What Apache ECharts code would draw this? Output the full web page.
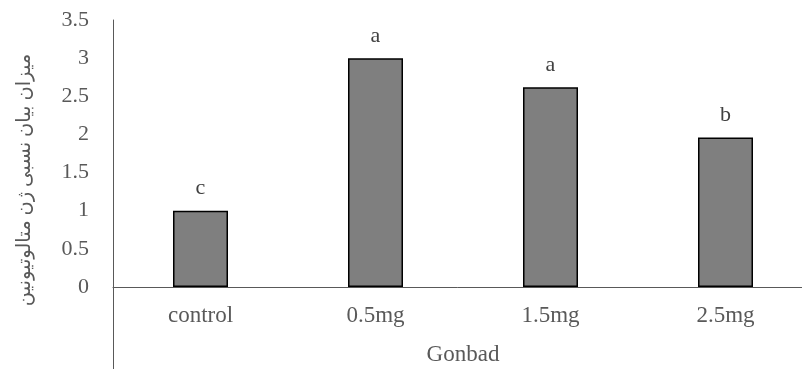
<!DOCTYPE html>
<html>
<head>
<meta charset="utf-8">
<script src="https://cdn.jsdelivr.net/npm/echarts@6/dist/echarts.min.js"></script>
<style>
html,body{margin:0;padding:0;background:#fff;}
#main{width:802px;height:369px;}
</style>
</head>
<body>
<div id="main"></div>
<script>
const categories = ['control', '0.5mg', '1.5mg', '2.5mg'];
const values = [1.0, 3.0, 2.62, 1.96];
const letters = ['c', 'a', 'a', 'b'];
const yMin = 0, yMax = 3.5, yStep = 0.5;
const xTitle = 'Gonbad';
const yTitle = 'میزان بیان نسبی ژن متالوتیونین';

const FONT = "'Liberation Serif', 'DejaVu Sans', serif";
const AXIS_COLOR = '#595959';
const chart = echarts.init(document.getElementById('main'), null, {renderer: 'canvas'});
chart.setOption({
  animation: false,
  backgroundColor: '#ffffff',
  grid: [
    {left: 113, top: 20, height: 267, width: 700, outerBoundsMode: 'none'},
    {left: 113, top: 287, bottom: 0, width: 700, outerBoundsMode: 'none'}
  ],
  xAxis: [{
    gridIndex: 0,
    type: 'category',
    data: categories,
    axisLine: {lineStyle: {color: AXIS_COLOR, width: 1}},
    axisTick: {show: false},
    axisLabel: {color: AXIS_COLOR, fontFamily: FONT, fontSize: 23, margin: 17},
    name: xTitle,
    nameLocation: 'middle',
    nameGap: 56,
    nameTextStyle: {color: AXIS_COLOR, fontFamily: FONT, fontSize: 23}
  }, {
    gridIndex: 1,
    type: 'category',
    data: categories,
    show: false
  }],
  yAxis: [{
    gridIndex: 0,
    type: 'value',
    min: yMin,
    max: yMax,
    interval: yStep,
    splitLine: {show: false},
    axisLine: {show: true, lineStyle: {color: AXIS_COLOR, width: 1}},
    axisTick: {show: false},
    axisLabel: {color: AXIS_COLOR, fontFamily: FONT, fontSize: 22, margin: 24},
    name: yTitle,
    nameLocation: 'middle',
    nameGap: 78,
    nameRotate: 90,
    nameTextStyle: {color: AXIS_COLOR, fontFamily: FONT, fontSize: 19.5, padding: [0, 53, 0, 0]}
  }, {
    gridIndex: 1,
    type: 'value',
    min: 0,
    max: 1,
    splitLine: {show: false},
    axisLine: {show: true, lineStyle: {color: AXIS_COLOR, width: 1}},
    axisTick: {show: false},
    axisLabel: {show: false}
  }],
  series: [{
    type: 'bar',
    xAxisIndex: 0,
    yAxisIndex: 0,
    data: values,
    barWidth: 55,
    itemStyle: {color: '#7f7f7f', borderColor: '#000000', borderWidth: 1.5},
    label: {
      show: true,
      position: 'top',
      distance: 11,
      formatter: p => letters[p.dataIndex],
      color: '#404040',
      fontFamily: FONT,
      fontSize: 22
    }
  }]
});
</script>
</body>
</html>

┄┄┄┄┄┄┄┄┄┄

▸ **To do**
From the top of the listing above, repeat each line exactly until you reach the line containing "const yTitle = 'میزان", and repeat that one too. Leave the pictures out.

▸ **Answer below**
What Apache ECharts code would draw this? Output the full web page.
<!DOCTYPE html>
<html>
<head>
<meta charset="utf-8">
<script src="https://cdn.jsdelivr.net/npm/echarts@6/dist/echarts.min.js"></script>
<style>
html,body{margin:0;padding:0;background:#fff;}
#main{width:802px;height:369px;}
</style>
</head>
<body>
<div id="main"></div>
<script>
const categories = ['control', '0.5mg', '1.5mg', '2.5mg'];
const values = [1.0, 3.0, 2.62, 1.96];
const letters = ['c', 'a', 'a', 'b'];
const yMin = 0, yMax = 3.5, yStep = 0.5;
const xTitle = 'Gonbad';
const yTitle = 'میزان بیان نسبی ژن متالوتیونین';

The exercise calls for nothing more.